(Objective): Retype, with no alterations, every line between the one containing "Clone this chart in Apache ECharts." and the one containing "600, 650, 700]", counting both of those lines too. Pictures are to be left out.

(Recorded information):
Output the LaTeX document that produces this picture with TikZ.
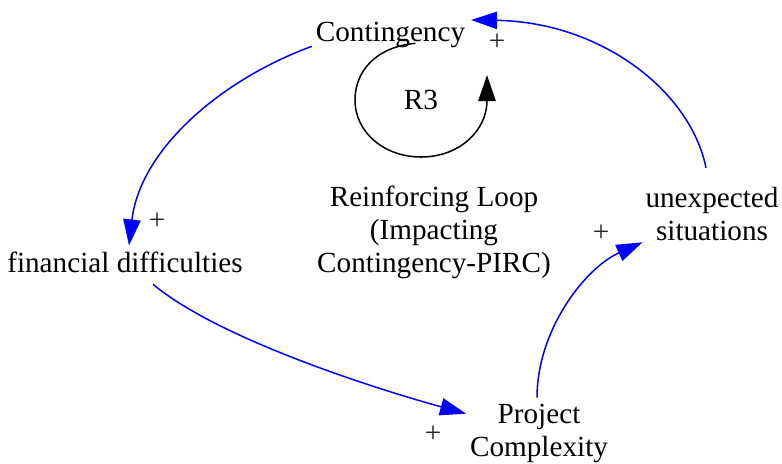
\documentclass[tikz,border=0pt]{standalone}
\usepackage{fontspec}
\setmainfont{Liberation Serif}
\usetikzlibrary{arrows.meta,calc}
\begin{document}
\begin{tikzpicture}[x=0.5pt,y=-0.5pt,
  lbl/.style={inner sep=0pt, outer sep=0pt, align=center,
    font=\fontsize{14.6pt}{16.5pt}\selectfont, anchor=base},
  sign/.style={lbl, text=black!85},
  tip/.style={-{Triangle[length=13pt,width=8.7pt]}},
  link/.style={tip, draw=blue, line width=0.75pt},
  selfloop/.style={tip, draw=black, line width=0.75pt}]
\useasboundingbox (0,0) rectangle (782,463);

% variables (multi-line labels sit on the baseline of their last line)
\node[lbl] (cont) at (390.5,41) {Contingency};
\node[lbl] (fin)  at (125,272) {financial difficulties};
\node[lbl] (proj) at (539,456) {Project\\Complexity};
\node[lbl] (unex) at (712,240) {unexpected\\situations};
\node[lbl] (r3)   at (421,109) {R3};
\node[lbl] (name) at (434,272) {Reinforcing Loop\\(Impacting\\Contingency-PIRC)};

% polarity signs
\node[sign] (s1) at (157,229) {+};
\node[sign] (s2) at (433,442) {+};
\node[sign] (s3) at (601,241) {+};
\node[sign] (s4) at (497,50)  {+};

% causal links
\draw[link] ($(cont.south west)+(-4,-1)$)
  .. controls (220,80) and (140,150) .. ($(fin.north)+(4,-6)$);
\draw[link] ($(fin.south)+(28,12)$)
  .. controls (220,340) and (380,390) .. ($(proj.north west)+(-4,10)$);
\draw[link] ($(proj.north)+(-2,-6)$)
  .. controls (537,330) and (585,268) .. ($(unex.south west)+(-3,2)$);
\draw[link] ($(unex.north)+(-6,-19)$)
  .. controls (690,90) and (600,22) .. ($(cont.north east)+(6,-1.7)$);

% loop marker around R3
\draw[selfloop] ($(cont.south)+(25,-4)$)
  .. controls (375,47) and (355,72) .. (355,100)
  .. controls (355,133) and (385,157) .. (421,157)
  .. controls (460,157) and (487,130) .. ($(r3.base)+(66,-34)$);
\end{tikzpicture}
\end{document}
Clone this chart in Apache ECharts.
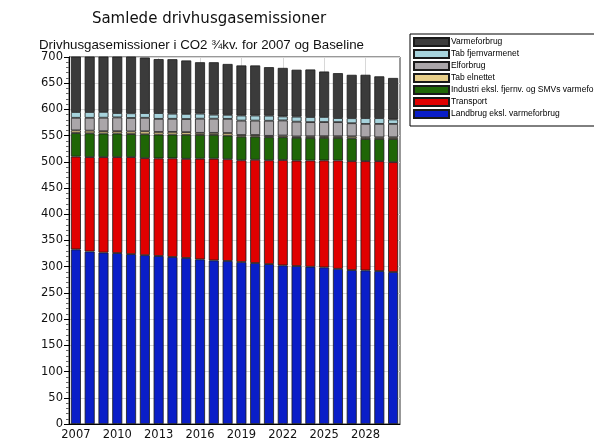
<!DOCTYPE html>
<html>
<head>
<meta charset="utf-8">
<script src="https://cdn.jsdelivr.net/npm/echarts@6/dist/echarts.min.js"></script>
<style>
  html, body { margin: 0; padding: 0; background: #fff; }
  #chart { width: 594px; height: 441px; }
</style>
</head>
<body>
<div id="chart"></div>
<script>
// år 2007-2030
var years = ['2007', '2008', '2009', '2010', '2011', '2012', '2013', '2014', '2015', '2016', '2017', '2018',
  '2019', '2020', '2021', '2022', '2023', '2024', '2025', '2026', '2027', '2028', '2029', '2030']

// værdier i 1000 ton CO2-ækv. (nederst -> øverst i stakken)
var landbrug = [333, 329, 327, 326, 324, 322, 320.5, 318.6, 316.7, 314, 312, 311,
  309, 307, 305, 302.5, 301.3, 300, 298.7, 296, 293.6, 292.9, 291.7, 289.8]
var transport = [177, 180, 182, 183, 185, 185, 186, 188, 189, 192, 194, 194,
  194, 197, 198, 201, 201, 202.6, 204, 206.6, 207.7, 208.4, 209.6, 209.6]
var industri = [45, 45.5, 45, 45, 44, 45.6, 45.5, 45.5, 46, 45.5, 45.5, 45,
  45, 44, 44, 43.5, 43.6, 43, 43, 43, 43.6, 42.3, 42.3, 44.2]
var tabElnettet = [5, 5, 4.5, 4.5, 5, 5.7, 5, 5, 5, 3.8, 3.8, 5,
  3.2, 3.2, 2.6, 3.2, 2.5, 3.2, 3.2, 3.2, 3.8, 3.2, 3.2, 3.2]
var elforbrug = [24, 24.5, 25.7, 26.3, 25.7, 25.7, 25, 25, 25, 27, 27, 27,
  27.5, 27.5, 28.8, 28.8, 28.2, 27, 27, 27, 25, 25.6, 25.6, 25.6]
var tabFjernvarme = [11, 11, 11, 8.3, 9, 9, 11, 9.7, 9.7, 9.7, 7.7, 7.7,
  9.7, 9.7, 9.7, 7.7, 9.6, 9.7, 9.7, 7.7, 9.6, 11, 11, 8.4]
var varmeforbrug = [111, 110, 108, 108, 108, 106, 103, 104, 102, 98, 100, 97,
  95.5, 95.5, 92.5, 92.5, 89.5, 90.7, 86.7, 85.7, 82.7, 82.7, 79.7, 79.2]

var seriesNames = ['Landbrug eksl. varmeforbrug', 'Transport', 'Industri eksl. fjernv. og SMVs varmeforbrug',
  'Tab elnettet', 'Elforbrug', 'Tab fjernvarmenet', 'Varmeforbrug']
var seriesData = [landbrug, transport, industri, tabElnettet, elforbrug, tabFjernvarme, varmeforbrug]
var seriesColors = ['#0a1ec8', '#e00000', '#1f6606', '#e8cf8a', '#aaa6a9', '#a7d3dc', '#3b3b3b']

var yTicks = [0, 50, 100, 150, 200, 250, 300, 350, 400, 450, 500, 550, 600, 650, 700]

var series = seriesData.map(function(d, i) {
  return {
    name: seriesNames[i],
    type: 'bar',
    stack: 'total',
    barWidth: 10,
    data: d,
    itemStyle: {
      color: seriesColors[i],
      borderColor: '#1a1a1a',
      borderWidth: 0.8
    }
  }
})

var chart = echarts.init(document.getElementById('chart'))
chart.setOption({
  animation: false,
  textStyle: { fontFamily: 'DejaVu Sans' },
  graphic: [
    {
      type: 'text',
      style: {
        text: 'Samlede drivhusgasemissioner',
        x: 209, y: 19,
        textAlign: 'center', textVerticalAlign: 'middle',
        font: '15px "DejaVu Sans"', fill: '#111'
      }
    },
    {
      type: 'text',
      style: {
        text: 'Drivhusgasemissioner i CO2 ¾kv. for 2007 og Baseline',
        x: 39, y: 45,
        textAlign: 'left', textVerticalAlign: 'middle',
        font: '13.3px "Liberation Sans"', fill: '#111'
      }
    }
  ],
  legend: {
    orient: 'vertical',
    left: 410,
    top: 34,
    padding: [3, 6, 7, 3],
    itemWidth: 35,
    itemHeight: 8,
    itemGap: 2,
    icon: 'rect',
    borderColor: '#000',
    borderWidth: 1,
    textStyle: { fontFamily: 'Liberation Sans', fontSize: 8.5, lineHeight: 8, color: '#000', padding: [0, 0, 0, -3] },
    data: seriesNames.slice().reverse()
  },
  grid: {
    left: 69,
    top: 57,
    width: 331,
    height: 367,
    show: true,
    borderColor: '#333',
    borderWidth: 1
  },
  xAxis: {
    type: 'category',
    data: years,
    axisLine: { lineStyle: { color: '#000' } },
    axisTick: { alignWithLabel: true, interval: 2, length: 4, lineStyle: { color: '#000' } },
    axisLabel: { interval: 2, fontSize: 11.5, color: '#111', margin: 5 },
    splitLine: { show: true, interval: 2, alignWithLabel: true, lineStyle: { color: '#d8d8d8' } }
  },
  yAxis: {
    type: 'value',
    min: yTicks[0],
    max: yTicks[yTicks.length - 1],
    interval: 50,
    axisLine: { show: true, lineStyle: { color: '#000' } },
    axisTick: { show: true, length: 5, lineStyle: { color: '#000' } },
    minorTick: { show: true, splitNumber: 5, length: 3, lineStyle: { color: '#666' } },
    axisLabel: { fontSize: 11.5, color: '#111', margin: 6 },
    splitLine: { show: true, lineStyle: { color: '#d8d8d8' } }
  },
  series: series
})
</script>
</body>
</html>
==
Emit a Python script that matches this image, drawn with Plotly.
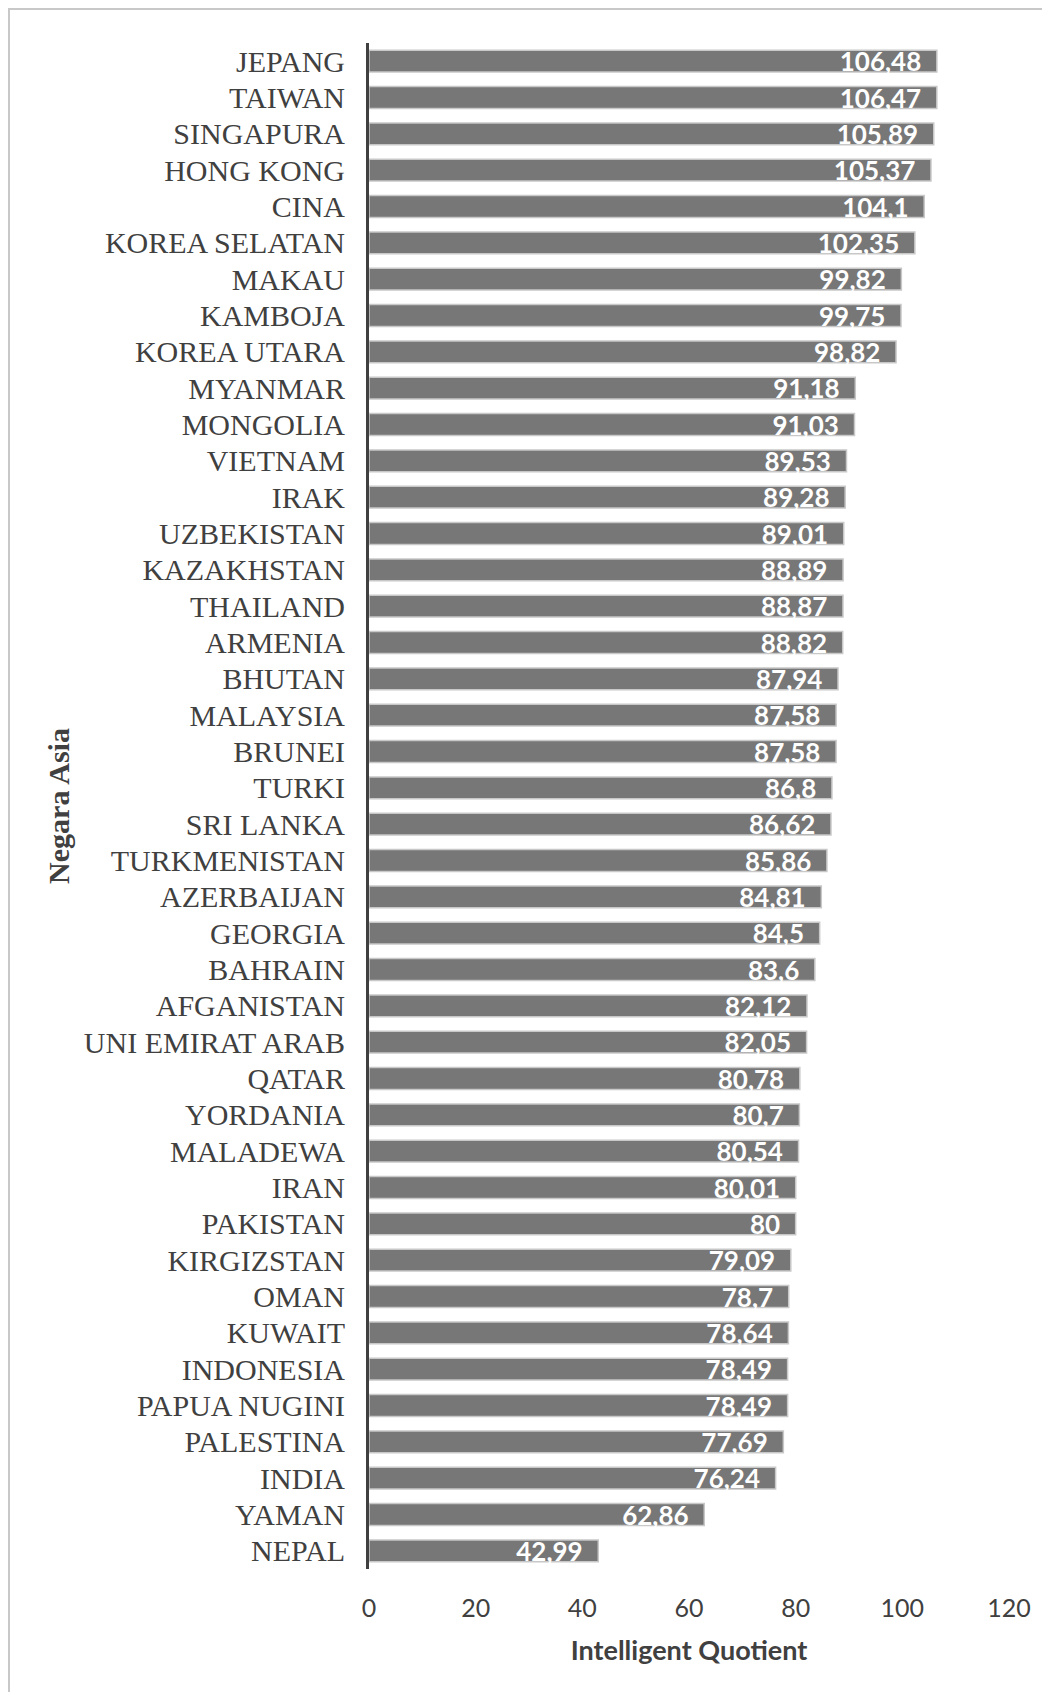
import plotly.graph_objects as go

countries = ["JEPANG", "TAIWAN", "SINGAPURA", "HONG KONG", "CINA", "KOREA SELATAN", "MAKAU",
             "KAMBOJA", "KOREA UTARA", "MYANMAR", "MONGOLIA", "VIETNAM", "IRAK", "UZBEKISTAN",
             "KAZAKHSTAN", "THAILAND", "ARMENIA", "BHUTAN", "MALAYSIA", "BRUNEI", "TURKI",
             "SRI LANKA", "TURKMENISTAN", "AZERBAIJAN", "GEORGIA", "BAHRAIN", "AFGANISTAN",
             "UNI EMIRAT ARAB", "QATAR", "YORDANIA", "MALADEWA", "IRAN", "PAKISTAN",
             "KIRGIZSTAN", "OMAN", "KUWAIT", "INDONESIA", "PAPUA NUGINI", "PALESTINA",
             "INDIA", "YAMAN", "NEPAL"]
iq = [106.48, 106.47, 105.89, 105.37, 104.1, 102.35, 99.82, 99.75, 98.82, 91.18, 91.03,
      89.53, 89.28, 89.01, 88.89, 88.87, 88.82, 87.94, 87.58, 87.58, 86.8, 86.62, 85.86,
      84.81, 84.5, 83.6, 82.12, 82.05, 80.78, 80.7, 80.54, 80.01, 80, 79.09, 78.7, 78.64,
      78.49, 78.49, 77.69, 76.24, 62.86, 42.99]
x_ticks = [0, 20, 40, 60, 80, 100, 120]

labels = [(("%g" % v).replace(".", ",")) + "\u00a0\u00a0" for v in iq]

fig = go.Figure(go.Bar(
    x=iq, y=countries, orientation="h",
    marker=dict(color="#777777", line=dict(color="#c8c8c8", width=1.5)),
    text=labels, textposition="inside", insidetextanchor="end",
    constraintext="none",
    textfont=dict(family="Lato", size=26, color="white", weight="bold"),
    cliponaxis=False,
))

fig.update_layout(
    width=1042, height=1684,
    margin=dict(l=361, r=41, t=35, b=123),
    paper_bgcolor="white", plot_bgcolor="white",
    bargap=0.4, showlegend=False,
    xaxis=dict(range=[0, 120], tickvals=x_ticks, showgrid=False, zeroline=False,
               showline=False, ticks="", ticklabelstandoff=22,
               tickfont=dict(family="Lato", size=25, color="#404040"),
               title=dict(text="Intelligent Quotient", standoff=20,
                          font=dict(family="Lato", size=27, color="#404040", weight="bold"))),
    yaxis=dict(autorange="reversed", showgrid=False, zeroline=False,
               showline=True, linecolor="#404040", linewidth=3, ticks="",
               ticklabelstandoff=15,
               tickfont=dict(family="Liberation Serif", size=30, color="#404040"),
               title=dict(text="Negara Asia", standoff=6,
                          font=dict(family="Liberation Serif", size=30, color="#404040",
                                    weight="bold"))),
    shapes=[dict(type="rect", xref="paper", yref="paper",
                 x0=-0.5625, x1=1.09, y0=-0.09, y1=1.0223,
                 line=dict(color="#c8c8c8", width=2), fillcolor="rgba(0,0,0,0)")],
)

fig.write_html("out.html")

(Full answer):
Clone this chart in Apache ECharts.
<!DOCTYPE html>
<html>
<head>
<meta charset="utf-8">
<script src="https://cdn.jsdelivr.net/npm/echarts@6/dist/echarts.min.js"></script>
<style>
  html, body { margin: 0; padding: 0; background: #fff; }
  #chart { width: 594px; height: 441px; }
</style>
</head>
<body>
<div id="chart"></div>
<script>
// år 2007-2030
var years = ['2007', '2008', '2009', '2010', '2011', '2012', '2013', '2014', '2015', '2016', '2017', '2018',
  '2019', '2020', '2021', '2022', '2023', '2024', '2025', '2026', '2027', '2028', '2029', '2030']

// værdier i 1000 ton CO2-ækv. (nederst -> øverst i stakken)
var landbrug = [333, 329, 327, 326, 324, 322, 320.5, 318.6, 316.7, 314, 312, 311,
  309, 307, 305, 302.5, 301.3, 300, 298.7, 296, 293.6, 292.9, 291.7, 289.8]
var transport = [177, 180, 182, 183, 185, 185, 186, 188, 189, 192, 194, 194,
  194, 197, 198, 201, 201, 202.6, 204, 206.6, 207.7, 208.4, 209.6, 209.6]
var industri = [45, 45.5, 45, 45, 44, 45.6, 45.5, 45.5, 46, 45.5, 45.5, 45,
  45, 44, 44, 43.5, 43.6, 43, 43, 43, 43.6, 42.3, 42.3, 44.2]
var tabElnettet = [5, 5, 4.5, 4.5, 5, 5.7, 5, 5, 5, 3.8, 3.8, 5,
  3.2, 3.2, 2.6, 3.2, 2.5, 3.2, 3.2, 3.2, 3.8, 3.2, 3.2, 3.2]
var elforbrug = [24, 24.5, 25.7, 26.3, 25.7, 25.7, 25, 25, 25, 27, 27, 27,
  27.5, 27.5, 28.8, 28.8, 28.2, 27, 27, 27, 25, 25.6, 25.6, 25.6]
var tabFjernvarme = [11, 11, 11, 8.3, 9, 9, 11, 9.7, 9.7, 9.7, 7.7, 7.7,
  9.7, 9.7, 9.7, 7.7, 9.6, 9.7, 9.7, 7.7, 9.6, 11, 11, 8.4]
var varmeforbrug = [111, 110, 108, 108, 108, 106, 103, 104, 102, 98, 100, 97,
  95.5, 95.5, 92.5, 92.5, 89.5, 90.7, 86.7, 85.7, 82.7, 82.7, 79.7, 79.2]

var seriesNames = ['Landbrug eksl. varmeforbrug', 'Transport', 'Industri eksl. fjernv. og SMVs varmeforbrug',
  'Tab elnettet', 'Elforbrug', 'Tab fjernvarmenet', 'Varmeforbrug']
var seriesData = [landbrug, transport, industri, tabElnettet, elforbrug, tabFjernvarme, varmeforbrug]
var seriesColors = ['#0a1ec8', '#e00000', '#1f6606', '#e8cf8a', '#aaa6a9', '#a7d3dc', '#3b3b3b']

var yTicks = [0, 50, 100, 150, 200, 250, 300, 350, 400, 450, 500, 550, 600, 650, 700]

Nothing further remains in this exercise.